Counter-terrorism: EU may boost intelligence sharing with Muslim countries
Despite fears of classified information leaks in the wake of new anti-terror measures, the EU foreign policy chief has called for broader sharing of intelligence data – within its borders, as well as with Arab and Asian nations.
“We are looking at projects to launch in the coming weeks with some specific countries to increase the level of co-operation on counter-terrorism, and I would name Turkey, Egypt, Yemen, Algeria and the Gulf countries,” Federica Mogherini of the European Union for Foreign Affairs and Security Policy, said at a press conference on Monday, after talks in Brussels with the Arab League chief and European ministers.
These projects will be based on the “input to share intelligence information not only within the European Union but also with other countries,” according to Mogherini.
“Security attachés in the European Union Delegations in relevant countries” will be providing proper communication, developing cooperation on “security issues and counterterrorist issues.”
“We know very well that the first victims of terrorism and terrorist acts are Muslims and Arab countries,” the foreign policy chief of the 28-nation bloc said, referring to a “deep awareness of the need” to develop “a dialogue, an alliance of civilization and avoid any kind of perception of a clash” – within Muslim communities, especially their youth, inside the EU, and abroad.
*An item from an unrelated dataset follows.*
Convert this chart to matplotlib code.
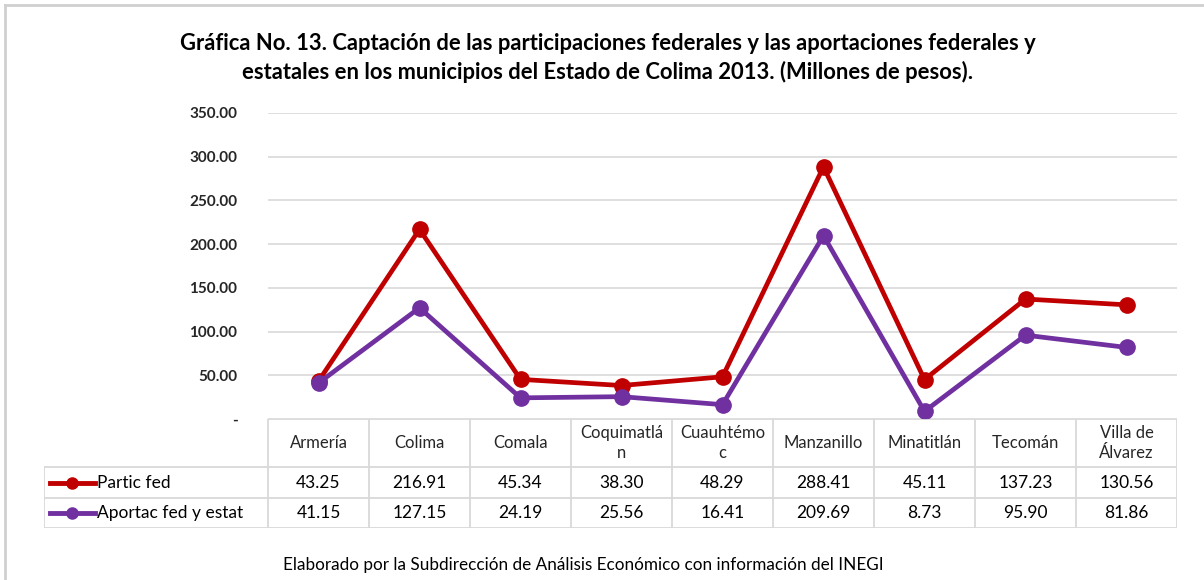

Gilles de Kerchove, the EU’s counterterrorism coordinator wants to create an air traveler database – a passenger name record database (PNR). “It’s indispensable. I’m quite optimistic [about PNR]. It’s one of the rare if not the sole means that allow us to detect suspicious transfers of people that one could not identify by information on the ground,” he told Europe-1 French radio on Monday.
Monday’s meeting of EU leaders was focused on preparations for a special anti-terrorist summit on February 12.
According to AFP, most EU states have been unwilling to share the work of their intelligence networks, making exceptions only to their most trusted allies because they fear potential leaks.
European Union countries, with their citizens moving freely across borders, are on high alert. It comes after three terrorists, who claimed they were acting on behalf of Al-Qaeda and the Islamic State, killed 17 people at the Charlie Hebdo satirical magazine and a Jewish shop in Paris earlier this month.